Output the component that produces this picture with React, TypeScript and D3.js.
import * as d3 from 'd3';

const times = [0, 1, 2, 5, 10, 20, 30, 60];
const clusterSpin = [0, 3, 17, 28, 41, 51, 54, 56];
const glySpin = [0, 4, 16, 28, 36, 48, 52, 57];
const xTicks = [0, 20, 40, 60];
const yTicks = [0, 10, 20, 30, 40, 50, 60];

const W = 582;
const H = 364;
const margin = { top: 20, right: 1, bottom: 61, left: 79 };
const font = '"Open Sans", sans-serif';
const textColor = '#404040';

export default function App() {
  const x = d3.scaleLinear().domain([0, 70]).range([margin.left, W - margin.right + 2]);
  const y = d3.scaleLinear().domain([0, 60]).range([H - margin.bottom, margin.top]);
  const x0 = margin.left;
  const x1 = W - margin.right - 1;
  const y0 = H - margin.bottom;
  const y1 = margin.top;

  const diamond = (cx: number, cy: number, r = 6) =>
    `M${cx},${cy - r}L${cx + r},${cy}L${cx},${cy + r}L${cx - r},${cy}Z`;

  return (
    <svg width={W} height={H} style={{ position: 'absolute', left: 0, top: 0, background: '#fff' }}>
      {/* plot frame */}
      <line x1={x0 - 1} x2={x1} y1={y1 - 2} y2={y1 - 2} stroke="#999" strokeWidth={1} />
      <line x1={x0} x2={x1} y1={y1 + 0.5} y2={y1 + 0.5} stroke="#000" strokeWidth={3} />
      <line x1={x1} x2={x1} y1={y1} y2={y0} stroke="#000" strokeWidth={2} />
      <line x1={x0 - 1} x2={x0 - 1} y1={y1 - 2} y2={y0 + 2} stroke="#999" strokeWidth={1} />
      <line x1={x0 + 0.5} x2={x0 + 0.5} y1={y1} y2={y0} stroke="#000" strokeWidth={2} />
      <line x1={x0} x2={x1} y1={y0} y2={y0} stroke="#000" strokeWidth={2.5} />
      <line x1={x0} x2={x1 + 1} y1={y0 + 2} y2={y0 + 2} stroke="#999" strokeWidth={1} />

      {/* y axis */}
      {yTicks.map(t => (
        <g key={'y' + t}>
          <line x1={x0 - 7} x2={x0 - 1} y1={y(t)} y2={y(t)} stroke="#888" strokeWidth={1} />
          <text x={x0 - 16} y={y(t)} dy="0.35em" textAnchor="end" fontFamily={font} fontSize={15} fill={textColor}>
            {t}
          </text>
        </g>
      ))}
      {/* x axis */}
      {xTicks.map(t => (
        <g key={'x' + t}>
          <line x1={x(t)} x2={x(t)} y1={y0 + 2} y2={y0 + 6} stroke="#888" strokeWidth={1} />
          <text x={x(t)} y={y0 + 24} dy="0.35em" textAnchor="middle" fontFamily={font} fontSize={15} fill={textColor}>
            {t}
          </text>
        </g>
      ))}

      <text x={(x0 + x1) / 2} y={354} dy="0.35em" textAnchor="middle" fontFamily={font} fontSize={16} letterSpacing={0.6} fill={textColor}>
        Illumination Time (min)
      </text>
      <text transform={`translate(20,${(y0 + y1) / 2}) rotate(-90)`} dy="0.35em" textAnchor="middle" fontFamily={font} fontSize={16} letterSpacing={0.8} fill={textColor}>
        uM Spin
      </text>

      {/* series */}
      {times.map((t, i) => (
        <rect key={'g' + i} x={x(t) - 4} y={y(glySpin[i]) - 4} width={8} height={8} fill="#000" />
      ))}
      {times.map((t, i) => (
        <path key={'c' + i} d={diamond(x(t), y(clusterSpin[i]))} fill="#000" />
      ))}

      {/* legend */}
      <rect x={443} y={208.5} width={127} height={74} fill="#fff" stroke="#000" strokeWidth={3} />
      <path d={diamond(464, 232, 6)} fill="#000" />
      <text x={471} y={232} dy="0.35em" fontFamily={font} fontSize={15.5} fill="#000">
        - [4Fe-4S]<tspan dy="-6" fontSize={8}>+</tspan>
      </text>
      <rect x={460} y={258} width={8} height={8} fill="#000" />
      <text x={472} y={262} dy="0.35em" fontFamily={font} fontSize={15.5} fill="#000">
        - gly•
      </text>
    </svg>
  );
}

.....

> Stated goal: Starting at the top of the data above, repeat every line exactly until the line containing "const y1 = margin.top;" has been given, then stop.

> The response:
Output the component that produces this picture with React, TypeScript and D3.js.
import * as d3 from 'd3';

const times = [0, 1, 2, 5, 10, 20, 30, 60];
const clusterSpin = [0, 3, 17, 28, 41, 51, 54, 56];
const glySpin = [0, 4, 16, 28, 36, 48, 52, 57];
const xTicks = [0, 20, 40, 60];
const yTicks = [0, 10, 20, 30, 40, 50, 60];

const W = 582;
const H = 364;
const margin = { top: 20, right: 1, bottom: 61, left: 79 };
const font = '"Open Sans", sans-serif';
const textColor = '#404040';

export default function App() {
  const x = d3.scaleLinear().domain([0, 70]).range([margin.left, W - margin.right + 2]);
  const y = d3.scaleLinear().domain([0, 60]).range([H - margin.bottom, margin.top]);
  const x0 = margin.left;
  const x1 = W - margin.right - 1;
  const y0 = H - margin.bottom;
  const y1 = margin.top;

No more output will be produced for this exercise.